Zhigang He, PhD, BM
Professor of Neurology and Ophthalmology, Harvard Medical School
Research Associate, Kirby Center, Boston Children's Hospital
Axon Regeneration and Functional Restoration In the Adult CNS

Restoring lost function after spinal cord injury or other types of CNS injuries is one of the major challenges of contemporary neuroscience. Functional deficits after such injuries are primarily due to a disruption of axonal connections. Thus, to restore motor function after injury, what is needed is regeneration of the severed axons of long fiber tracts in order to re-establish the disrupted connections.

In order to repair the damaged supraspinal tracts, the injured neurons first need to recover the capacity for intrinsic growth, initiating regenerative growth. Sufficient numbers of regenerating axons then have to cross the lesion site and remake functional synapses with neurons in the caudal spinal cord. Our recent studies have led to the development of novel and effective genetic methods (deletion of PTEN and/or SOCS3) for re-activating neuronal regenerative capacity and thereby allowing for robust regenerative growth after injury, representing a major achievement in the first step of neural repair.

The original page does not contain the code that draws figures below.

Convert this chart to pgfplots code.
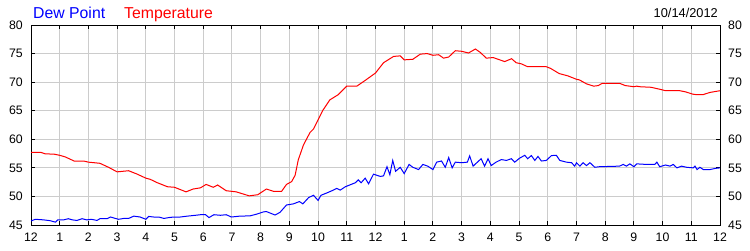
\documentclass[border=0pt]{standalone}
\usepackage{pgfplots}
\pgfplotsset{compat=1.18}
\usepackage{fontspec}
\setmainfont{Liberation Sans}
\definecolor{gridgray}{RGB}{204,204,204}
\begin{document}
\begin{tikzpicture}
\useasboundingbox (0,0) rectangle (750pt,250pt);
\begin{axis}[
  at={(31pt,25pt)}, anchor=south west,
  scale only axis, width=689pt, height=200pt,
  xmin=0, xmax=24, ymin=45, ymax=80,
  xtick={0,...,24},
  xticklabels={12,1,2,3,4,5,6,7,8,9,10,11,12,1,2,3,4,5,6,7,8,9,10,11,12},
  ytick={45,50,...,80},
  /pgf/number format/assume math mode=true,
  grid=major,
  major grid style={gridgray, line width=1pt},
  tick align=inside,
  major tick length=4pt,
  tick style={black, line width=1pt},
  axis line style={black, line width=1pt},
  ticklabel style={font=\fontsize{12.3}{14}\selectfont, text=black},
  xticklabel style={inner sep=0pt, anchor=north, yshift=-8pt},
  yticklabel style={inner sep=0pt, anchor=east, xshift=-8pt},
  yticklabel pos=left,
]
\addplot[red, line width=1pt] coordinates {
(0,57.7)(0.35,57.7)(0.5,57.45)(0.8,57.4)(1,57.2)(1.2,56.9)(1.5,56.2)(1.83,56.2)(2,56.0)(2.4,55.8)(2.7,55.1)(3,54.3)(3.2,54.4)(3.4,54.5)(3.7,53.9)(4,53.2)(4.15,53.0)(4.4,52.4)(4.75,51.7)(5,51.6)(5.4,50.8)(5.65,51.3)(5.9,51.5)(6.1,52.1)(6.35,51.6)(6.5,52.0)(6.8,51.0)(7.15,50.8)(7.6,50.1)(7.9,50.3)(8.2,51.3)(8.44,50.9)(8.73,50.9)(8.9,52.1)(9.08,52.6)(9.2,53.7)(9.31,56.4)(9.49,59.0)(9.72,61.2)(9.84,61.8)(10.0,63.4)(10.17,65.1)(10.41,66.9)(10.7,67.8)(11.0,69.3)(11.35,69.3)(11.64,70.3)(12.0,71.6)(12.28,73.4)(12.63,74.5)(12.86,74.6)(13.0,73.9)(13.3,74.0)(13.56,74.9)(13.8,75.0)(14.0,74.7)(14.2,74.8)(14.37,74.2)(14.55,74.4)(14.78,75.5)(15.0,75.4)(15.24,75.1)(15.48,75.8)(15.65,75.2)(15.86,74.2)(16.1,74.3)(16.27,74.0)(16.5,73.6)(16.74,74.1)(16.9,73.4)(17.08,73.2)(17.3,72.7)(17.95,72.7)(18.1,72.4)(18.4,71.5)(18.7,71.1)(19.0,70.5)(19.1,70.4)(19.35,69.7)(19.6,69.3)(19.76,69.4)(19.9,69.8)(20.5,69.8)(20.7,69.4)(21.0,69.2)(21.1,69.3)(21.2,69.2)(21.6,69.1)(21.95,68.7)(22.1,68.5)(22.6,68.5)(22.8,68.3)(23.05,67.9)(23.2,67.8)(23.4,67.8)(23.65,68.2)(24.0,68.5)
};
\addplot[blue, line width=1pt] coordinates {
(0,45.7)(0.15,46.0)(0.44,45.9)(0.67,45.75)(0.85,45.5)(0.93,45.9)(1.14,45.9)(1.3,46.1)(1.44,45.9)(1.6,45.8)(1.78,46.1)(1.94,45.9)(2.1,46.0)(2.3,45.8)(2.4,46.1)(2.65,46.1)(2.77,46.4)(2.94,46.15)(3.05,46.0)(3.23,46.15)(3.4,46.15)(3.58,46.55)(3.8,46.4)(4.0,46.0)(4.1,46.5)(4.27,46.4)(4.45,46.4)(4.63,46.15)(4.8,46.3)(4.98,46.4)(5.2,46.4)(5.44,46.55)(5.73,46.7)(5.9,46.8)(6.08,46.8)(6.2,46.3)(6.37,46.8)(6.6,46.7)(6.8,46.8)(6.98,46.4)(7.27,46.55)(7.63,46.6)(7.86,46.9)(8.1,47.3)(8.2,47.35)(8.5,46.75)(8.67,47.2)(8.9,48.5)(9.14,48.7)(9.35,49.1)(9.47,48.7)(9.67,49.8)(9.84,50.2)(10.0,49.3)(10.1,50.2)(10.3,50.6)(10.53,51.1)(10.65,51.4)(10.77,51.1)(10.95,51.7)(11.1,52.0)(11.3,52.4)(11.4,52.9)(11.5,52.4)(11.64,53.2)(11.76,52.2)(11.93,53.9)(12.17,53.5)(12.28,53.6)(12.4,55.2)(12.5,53.8)(12.6,56.3)(12.7,54.4)(12.86,55.1)(13.0,54.0)(13.17,55.6)(13.3,55.1)(13.5,54.7)(13.65,55.6)(13.82,55.3)(14.0,54.7)(14.13,56.0)(14.3,56.2)(14.43,55.1)(14.55,56.8)(14.67,55.0)(14.78,56.0)(15.0,55.9)(15.2,56.0)(15.28,57.1)(15.4,55.3)(15.55,56.0)(15.68,56.6)(15.8,55.3)(15.92,56.6)(16.03,55.4)(16.2,56.0)(16.38,56.45)(16.56,56.3)(16.73,56.6)(16.85,56.0)(17.02,56.7)(17.2,57.2)(17.3,56.6)(17.43,57.15)(17.55,56.3)(17.66,57.0)(17.78,56.2)(17.95,56.3)(18.13,57.15)(18.3,57.2)(18.42,56.3)(18.65,56.0)(18.83,55.9)(18.94,55.3)(19.0,55.9)(19.12,55.3)(19.23,55.9)(19.35,55.4)(19.47,55.9)(19.64,55.1)(19.8,55.2)(20.5,55.3)(20.63,55.6)(20.74,55.3)(20.86,55.7)(21.0,55.2)(21.1,55.7)(21.44,55.6)(21.73,55.6)(21.8,56.0)(21.9,55.2)(22.1,55.5)(22.26,55.3)(22.37,55.6)(22.5,55.0)(22.66,55.3)(22.84,55.1)(23.07,55.0)(23.13,55.3)(23.2,54.7)(23.3,55.1)(23.42,54.7)(23.65,54.7)(23.83,54.9)(24.0,55.0)
};
\end{axis}
\begin{axis}[
  at={(31pt,25pt)}, anchor=south west,
  scale only axis, width=689pt, height=200pt,
  xmin=0, xmax=24, ymin=45, ymax=80,
  hide x axis,
  axis y line*=right,
  ytick={45,50,...,80},
  /pgf/number format/assume math mode=true,
  major tick length=0pt,
  axis line style={draw=none},
  ticklabel style={font=\fontsize{12.3}{14}\selectfont, text=black},
  yticklabel style={inner sep=0pt, anchor=west, xshift=8pt},
]
\addplot[draw=none] coordinates {(0,45)};
\end{axis}
\node[anchor=base west, inner sep=0pt, text=blue, font=\fontsize{15.8}{18}\selectfont] at (33pt,231.7pt) {Dew Point};
\node[anchor=base west, inner sep=0pt, text=red, font=\fontsize{15.8}{18}\selectfont] at (124pt,231.7pt) {Temperature};
\node[anchor=base east, inner sep=0pt, text=black, font=\fontsize{12.8}{15}\selectfont] at (718pt,233pt) {10/14/2012};
\end{tikzpicture}
\end{document}
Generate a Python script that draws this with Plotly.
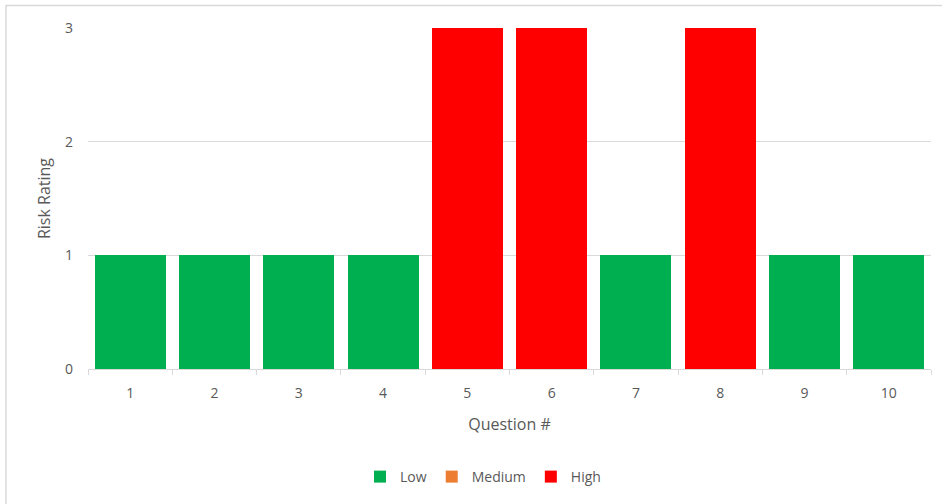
import plotly.graph_objects as go

questions = ["1", "2", "3", "4", "5", "6", "7", "8", "9", "10"]
low_values = [1, 1, 1, 1, None, None, 1, None, 1, 1]
medium_values = [None] * 10
high_values = [None, None, None, None, 3, 3, None, 3, None, None]
y_ticks = [0, 1, 2, 3]

FONT = "Open Sans"
TXT = "#595959"

fig = go.Figure()
fig.add_bar(x=questions, y=low_values, name="Low", marker_color="#00B050", marker_line_width=0)
fig.add_bar(x=questions, y=medium_values, name="Medium", marker_color="#ED7D31", marker_line_width=0)
fig.add_bar(x=questions, y=high_values, name="High", marker_color="#FF0000", marker_line_width=0)

W, H = 942, 504
L, R, T, B = 88, 11, 28, 135
pw = W - L - R
ph = H - T - B

def px_x(v):
    return (v - L) / pw

def px_y(v):
    return (H - B - v) / ph

fig.update_layout(
    width=W, height=H,
    margin=dict(l=L, r=R, t=T, b=B),
    paper_bgcolor="white", plot_bgcolor="white",
    barmode="stack", bargap=0.158,
    font=dict(family=FONT, size=14, color=TXT),
    showlegend=True,
    legend=dict(orientation="h", xanchor="center", x=px_x(483), yanchor="middle", y=px_y(477),
                font=dict(size=14, color=TXT), itemwidth=30, traceorder="normal"),
    xaxis=dict(
        type="category", showline=True, linecolor="#D9D9D9", linewidth=1,
        ticks="outside", tickson="boundaries", ticklen=5, tickcolor="#D9D9D9",
        ticklabelstandoff=11, showgrid=False, tickfont=dict(size=14),
        title=dict(text="Question #", font=dict(size=16, color=TXT), standoff=18),
    ),
    yaxis=dict(
        range=[0, 3], tickvals=y_ticks, showgrid=True, gridcolor="#D9D9D9", gridwidth=1,
        zeroline=False, showline=False, ticks="", ticklabelstandoff=14, tickfont=dict(size=14),
        title=dict(text="Risk Rating", font=dict(size=16, color=TXT), standoff=10),
    ),
    shapes=[dict(type="rect", xref="paper", yref="paper",
                 x0=px_x(6), x1=px_x(946), y0=px_y(508), y1=px_y(5.5),
                 line=dict(color="#D9D9D9", width=1.5), fillcolor="rgba(0,0,0,0)", layer="below")],
)

fig.write_html("out.html")
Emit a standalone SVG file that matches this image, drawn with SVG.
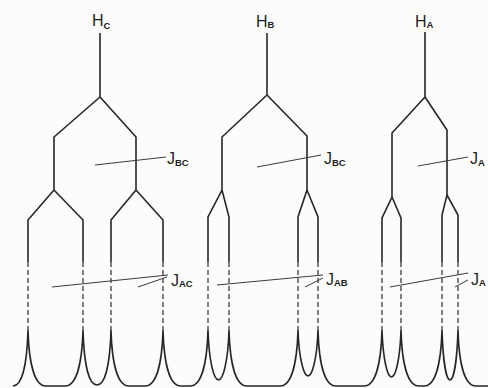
<svg xmlns="http://www.w3.org/2000/svg" width="488" height="388" viewBox="0 0 488 388">
<style>
.tree{fill:none;stroke:#262626;stroke-width:1.6;stroke-linejoin:miter}
.dash{fill:none;stroke:#4a4a4a;stroke-width:1.4;stroke-dasharray:5 3}
.jl{fill:none;stroke:#3a3a3a;stroke-width:1}
.spec{fill:none;stroke:#262626;stroke-width:1.6}
text{font-family:"Liberation Sans",Arial,sans-serif;fill:#1e1e1e;font-size:16px}
.sub{font-size:9.5px;font-weight:bold}
</style>
<rect width="488" height="388" fill="#fcfcfa"/>
<g id="multiplet-C">
<path class="tree" d="M100,33 V97 L54,137 V190 L28,220 V262 M54,190 L83,220 V262 M100,97 L136,137 V190 L111,220 V262 M136,190 L163,220 V262"/>
<path class="dash" d="M28,262 V330 M83,262 V330 M111,262 V330 M163,262 V330"/>
<text x="92" y="26">H<tspan class="sub" dy="3">C</tspan></text>
</g>
<g id="multiplet-B">
<path class="tree" d="M267,33 V95 L222,137 V190 L208,217 V262 M222,190 L229,217 V262 M267,95 L307,136 V190 L298,217 V262 M307,190 L318,217 V262"/>
<path class="dash" d="M208,262 V330 M229,262 V330 M298,262 V330 M318,262 V330"/>
<text x="256" y="27">H<tspan class="sub" dy="1">B</tspan></text>
</g>
<g id="multiplet-A">
<path class="tree" d="M425,32 V97 L392,133 V197 L382,218 V262 M392,197 L401,218 V262 M425,97 L447,130 V195 L442,215 V262 M447,195 L458,215 V262"/>
<path class="dash" d="M382,262 V330 M401,262 V330 M442,262 V330 M458,262 V330"/>
<text x="415" y="27">H<tspan class="sub" dy="1">A</tspan></text>
</g>
<g id="connectors">
<path class="jl" d="M95,165 L166,157"/>
<path class="jl" d="M257,167 L321,155"/>
<path class="jl" d="M418,166 L468,157"/>
<path class="jl" d="M52,287 L168,275 M138,287 L167,277"/>
<path class="jl" d="M217,285 L323,275 M305,287 L323,278"/>
<path class="jl" d="M390,287 L468,273 M455,287 L468,280"/>
</g>
<g id="labels">
<text x="167" y="164">J<tspan class="sub" dy="2">BC</tspan></text>
<text x="324" y="164">J<tspan class="sub" dy="2">BC</tspan></text>
<text x="470" y="164">J<tspan class="sub" dy="2">A</tspan></text>
<text x="171" y="286">J<tspan class="sub" dy="1">AC</tspan></text>
<text x="326" y="285">J<tspan class="sub" dy="1">AB</tspan></text>
<text x="471" y="285">J<tspan class="sub" dy="1">A</tspan></text>
</g>
<g id="spectrum">
<path class="spec" d="M13,386 C22,386 27,365 28,330 C29,365 35,386 46,386 L65,386 C76,386 82,365 83,330 C84,365 89,385 97,385 C105,385 110,365 111,330 C112,365 118,386 129,386 L145,386 C156,386 162,365 163,330 C164,365 170,386 181,386 L190,386 C201,386 207,365 208,330 C209,362 214,380 218.5,380 C223,380 228,362 229,330 C230,365 236,386 247,386 L280,386 C291,386 297,365 298,330 C299,360 304,376 308,376 C312,376 317,360 318,330 C319,365 325,386 336,386 L364,386 C375,386 381,365 382,330 C383,360 387.5,377 391.5,377 C395.5,377 400,360 401,330 C402,365 408,386 419,386 L424,386 C435,386 441,365 442,330 C443,362 446.5,380 450,380 C453.5,380 457,362 458,330 C459,365 465,386 476,386 L488,386"/>
</g>
</svg>
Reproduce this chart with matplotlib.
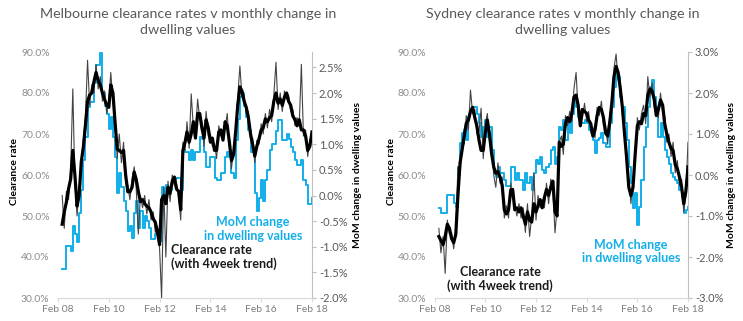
import matplotlib
matplotlib.use('Agg')
import matplotlib.pyplot as plt
import matplotlib.dates as mdates
from matplotlib.ticker import FuncFormatter, MultipleLocator
import pandas as pd

plt.rcParams['font.family'] = ['Lato', 'DejaVu Sans']

# monthly values, Apr 2008 .. Feb 2018
start = '2008-04-01'

# Melbourne: month-on-month change in dwelling values (%), right axis
mel_mom = [-1.43, -1.43, -0.98, -0.98, -1.08, -0.6, -0.75, -0.9, -0.35, 0.1, 0.69, 1.14,
           1.73, 1.82, 1.82, 2.2, 2.55, 2.55, 2.78, 2.0, 1.75, 1.6, 1.3, 1.53,
           1.14, 0.75, 0.04, 0.43, 0.16, -0.1, -0.3, -0.7, -0.6, -0.82, -0.35, -0.1,
           -0.63, -0.3, -0.63, -0.4, -0.5, -0.63, -0.85, -0.85, -0.75, -0.65, -0.88, 0.16,
           -0.1, 0.2, 0.15, 0.1, 0.3, 0.3, 0.35, 0.35, 0.1, 0.88, 0.84, 0.84,
           0.7, 0.88, 0.7, 0.85, 0.85, 1.14, 1.1, 0.84, 0.55, 0.55, 0.75, 0.75,
           0.35, 0.3, 0.3, 0.43, 0.43, 0.75, 0.84, 0.75, 0.43, 0.35, 1.08, 1.5,
           1.92, 2.0, 1.75, 1.53, 1.27, 0.84, 0.84, 0.05, -0.3, -0.04, 0.3, -0.1,
           0.3, 0.5, 0.88, 1.0, 1.0, 1.25, 1.47, 1.47, 1.08, 1.08, 1.2, 1.1,
           0.95, 0.84, 0.7, 0.6, 0.6, 0.7, 0.3, 0.2, -0.16, -0.16, -0.05]

# Melbourne clearance rate, 4 week trend (%)
mel_trend = [48, 51, 53.4, 56.6, 59, 66, 60, 52.4, 55, 63.2, 67, 72,
             78, 79.5, 80, 82.7, 85, 83, 82, 80, 78.5, 77, 76.5, 82,
             80, 73, 66.3, 66, 65.5, 66, 60, 55.9, 55.9, 57, 60.7, 59,
             56, 53.5, 54, 53, 52.4, 52, 51, 49.3, 48.5, 46, 43, 54,
             55, 53, 57, 55.5, 58.5, 59.5, 56.6, 56, 51.5, 66, 68, 70.5,
             68, 70, 73, 69, 75, 75, 71.5, 69, 73.5, 71.5, 68, 69,
             66, 66, 70.5, 71, 68.5, 73, 72, 68, 63.5, 65, 71, 77,
             81.5, 80.5, 78, 76.5, 74, 70, 67.5, 64.6, 67, 68.8, 71, 71.5,
             73.7, 73, 74, 74.5, 78, 80, 77.5, 78.5, 77, 79, 80, 78,
             77, 74.4, 73.5, 72, 73.5, 71, 71, 69.5, 66, 67, 70.5]

# Melbourne clearance rate, raw (%)
mel_raw = [55, 47, 56, 54, 61, 81, 58, 50, 57, 62, 69, 74,
           88, 77, 82, 80, 87, 81, 84, 78, 80.5, 75, 78, 85,
           78, 75, 64, 70, 63, 68, 58, 57.5, 54, 59, 62, 57,
           45.6, 55, 52, 55, 50.5, 54, 49, 51, 46, 47.5, 42, 30,
           57, 40, 58.5, 53.5, 60, 57.5, 58, 55, 49, 68, 66, 73,
           66.5, 79.8, 71.5, 70, 78.5, 73.5, 73, 67, 75.5, 69.5, 70, 67,
           67.5, 64, 72, 69.5, 70, 71.5, 75, 66.5, 61.5, 67, 69.5, 79,
           86.6, 79, 79.5, 75, 75.5, 68.5, 69, 63, 68.5, 67.5, 72.5, 70,
           75, 71.5, 76, 73, 79.5, 87.5, 76, 80, 75.5, 80.5, 78.5, 79.5,
           75.5, 76, 72, 74, 72, 87, 69.5, 71, 64.5, 68.5, 69.5]

# Sydney: month-on-month change in dwelling values (%)
syd_mom = [-0.81, -0.93, -0.93, -0.93, -0.49, -0.49, -0.49, -0.69, -0.77, 0.2, 0.77, 1.02,
           1.1, 0.85, 1.42, 1.59, 1.67, 1.67, 1.5, 1.26, 0.93, 1.18, 1.34, 0.93,
           1.18, 0.61, 0.04, -0.04, 0.2, 0.04, 0.04, -0.12, -0.28, -0.28, 0.2, 0.2,
           -0.12, 0.04, -0.12, -0.12, -0.37, 0.04, -0.2, -0.04, -0.37, 0.04, 0.37, 0.28,
           0.45, 0.12, 0.04, 0.2, 0.28, 0.61, 0.69, 0.28, 0.45, 1.18, 1.1, 1.34,
           0.85, 1.26, 1.02, 1.5, 1.91, 1.67, 1.42, 1.26, 1.26, 1.34, 1.26, 1.1,
           1.02, 0.85, 0.53, 0.85, 0.9, 1.02, 0.77, 0.69, 0.69, 1.26, 1.67, 2.15,
           2.5, 2.4, 1.91, 1.67, 1.26, 0.85, 0.2, -0.2, -0.8, -0.45, -1.22, -0.77,
           -0.12, 0.69, 1.18, 1.67, 2.15, 2.32, 1.91, 1.67, 0.93, 1.26, 0.93, 0.61,
           0.45, 0.28, 0.04, -0.04, -0.12, -0.2, -0.37, -0.53, -0.93, -0.85, -0.77]

syd_trend = [45, 44, 43, 45, 48, 47, 44.5, 43.5, 45.5, 55, 63, 66,
             69.5, 72.6, 73.4, 75.5, 76.5, 74, 72, 68.5, 66, 66, 70.5, 73.4,
             70, 65.3, 62, 60.4, 60.8, 59.5, 57.5, 51.5, 50.5, 51.5, 56.3, 56.5,
             51.5, 52, 51, 52, 50, 48, 51, 49, 48.5, 53, 51, 52.5,
             54, 52, 54.5, 56.5, 55, 57, 58.5, 51, 50, 68, 67, 67.5,
             72.6, 74, 73, 75, 79, 79.5, 77, 72, 76, 75.5, 75, 73.4,
             72.5, 69.5, 71, 74.5, 76.5, 76, 74, 70.2, 69.5, 73, 78, 84,
             86.5, 85, 81, 76.5, 70, 64, 57, 55, 57, 65, 72, 73,
             72.5, 75, 74.5, 79.5, 81, 80.5, 78.5, 74.5, 76, 78.3, 77, 72.6,
             70, 68, 66.5, 66, 62.5, 61.5, 59.5, 57, 53, 56, 62]

syd_raw = [47, 41, 45, 36, 49, 45.5, 46, 42, 47, 62, 60, 68,
           67.5, 74.5, 71, 80.7, 75, 76, 70, 70.5, 76.3, 64, 72.5, 75,
           68, 67, 60, 57, 63, 58, 59.5, 49.5, 52.5, 49.5, 58, 54.5,
           53, 50, 53, 49.5, 52, 46, 53, 45, 50, 60.4, 49, 55,
           52, 54, 52, 58, 53, 59, 56.5, 45.9, 52, 68, 69.5, 65,
           74.5, 72, 75.5, 73, 81, 85, 75.5, 74, 74, 77.5, 73, 75.5,
           70.5, 71.5, 69, 76.5, 74.5, 78, 72, 72, 67.5, 75, 76, 86,
           89.5, 83, 83, 74.5, 72, 62, 59, 53, 59, 63, 74, 71,
           75, 77, 72.5, 84, 79, 82.5, 76.5, 76.5, 74, 80, 75, 74.5,
           68, 70, 64.5, 68, 60.5, 63.5, 57.5, 59, 51, 55, 68]

W, H = 743, 321
BLUE = '#12aee8'


def fx(x):
    return x / W


def fy(y):
    return 1 - y / H


fig = plt.figure(figsize=(W / 100, H / 100), dpi=100)


def panel(x0, x1, title, title_x, mom, trend, raw, rlim, rstep, ylab_x, rlab_x):
    ax = fig.add_axes([fx(x0), fy(298), fx(x1) - fx(x0), fy(52) - fy(298)])
    ax2 = ax.twinx()
    ax.set_zorder(2)
    ax.patch.set_visible(False)

    d_mom = pd.date_range(start, periods=len(mom), freq='MS')
    d_tr = pd.date_range(start, periods=len(trend), freq='MS')
    d_raw = pd.date_range(start, periods=len(raw), freq='MS')

    ax2.plot(d_mom, mom, color=BLUE, lw=1.4, drawstyle='steps-post')
    ax.plot(d_raw, raw, color='#444444', lw=0.8)
    ax.plot(d_tr, trend, color='black', lw=2.3)

    ax.set_xlim(pd.Timestamp('2008-02-01'), pd.Timestamp('2018-02-01'))
    ax.set_ylim(30, 90)
    ax.yaxis.set_major_locator(MultipleLocator(10))
    ax.yaxis.set_major_formatter(FuncFormatter(lambda v, p: f'{v:.1f}%'))
    ax2.set_ylim(*rlim)
    ax2.yaxis.set_major_locator(MultipleLocator(rstep))
    ax2.yaxis.set_major_formatter(FuncFormatter(lambda v, p: f'{v:.1f}%'))

    ax.xaxis.set_major_locator(mdates.YearLocator(2, month=2, day=1))
    ax.xaxis.set_major_formatter(mdates.DateFormatter('%b %y'))

    for s in ['left', 'top', 'right']:
        ax.spines[s].set_visible(False)
    ax.spines['bottom'].set_color('#d9d9d9')
    for s in ['left', 'top', 'bottom']:
        ax2.spines[s].set_visible(False)
    ax2.spines['right'].set_color('#bfbfbf')

    ax.tick_params(axis='y', length=0, labelsize=7.5, labelcolor='#8c8c8c', pad=6)
    ax.tick_params(axis='x', length=3, color='#d9d9d9', labelsize=7.5,
                   labelcolor='#7f7f7f', pad=2)
    ax2.tick_params(axis='y', length=3, color='#bfbfbf', labelsize=8,
                    labelcolor='#595959', pad=2)

    fig.text(fx(title_x), fy(22), title, ha='center', va='center', fontsize=10.3,
             color='#595959', linespacing=1.3)
    fig.text(fx(ylab_x), fy(172), 'Clearance rate', rotation=90, ha='center',
             va='center', fontsize=7.5, fontweight='bold')
    fig.text(fx(rlab_x), fy(175), 'MoM change in dwelling values', rotation=90,
             ha='center', va='center', fontsize=7.5, fontweight='bold')
    return ax


panel(58, 312, 'Melbourne clearance rates v monthly change in\ndwelling values', 188,
      mel_mom, mel_trend, mel_raw, (-2.0, 2.8), 0.5, 15, 357)
panel(434.7, 688, 'Sydney clearance rates v monthly change in\ndwelling values', 563,
      syd_mom, syd_trend, syd_raw, (-3.0, 3.0), 1.0, 392, 732)

fig.text(fx(253), fy(229), 'MoM change\nin dwelling values', ha='center',
         va='center', fontsize=9, fontweight='bold', color=BLUE, linespacing=1.15)
fig.text(fx(171), fy(257), 'Clearance rate\n(with 4week trend)', ha='left',
         va='center', fontsize=9, fontweight='bold', color='#1a1a1a',
         linespacing=1.15)
fig.text(fx(631), fy(251.5), 'MoM change\nin dwelling values', ha='center',
         va='center', fontsize=9, fontweight='bold', color=BLUE, linespacing=1.15)
fig.text(fx(500), fy(279), 'Clearance rate\n(with 4week trend)', ha='center',
         va='center', fontsize=9, fontweight='bold', color='#1a1a1a',
         linespacing=1.15)

fig.savefig('out.png', dpi=100)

We are now poised to begin to tackle the remaining major challenges: How regenerating axons find the correct pathways to find their functional targets? Do the regenerating axons are able to functional synapses? To what extents functional recovery could be restored by such regeneration-based approaches? Could other strategies, such as task-specific training, could enhance functional recovery after optic nerve injury, spinal cord injury and stroke models. We expect that answering these questions will establish important principles for exploiting regenerative medicine for treating CNS injury and other neurological diseases.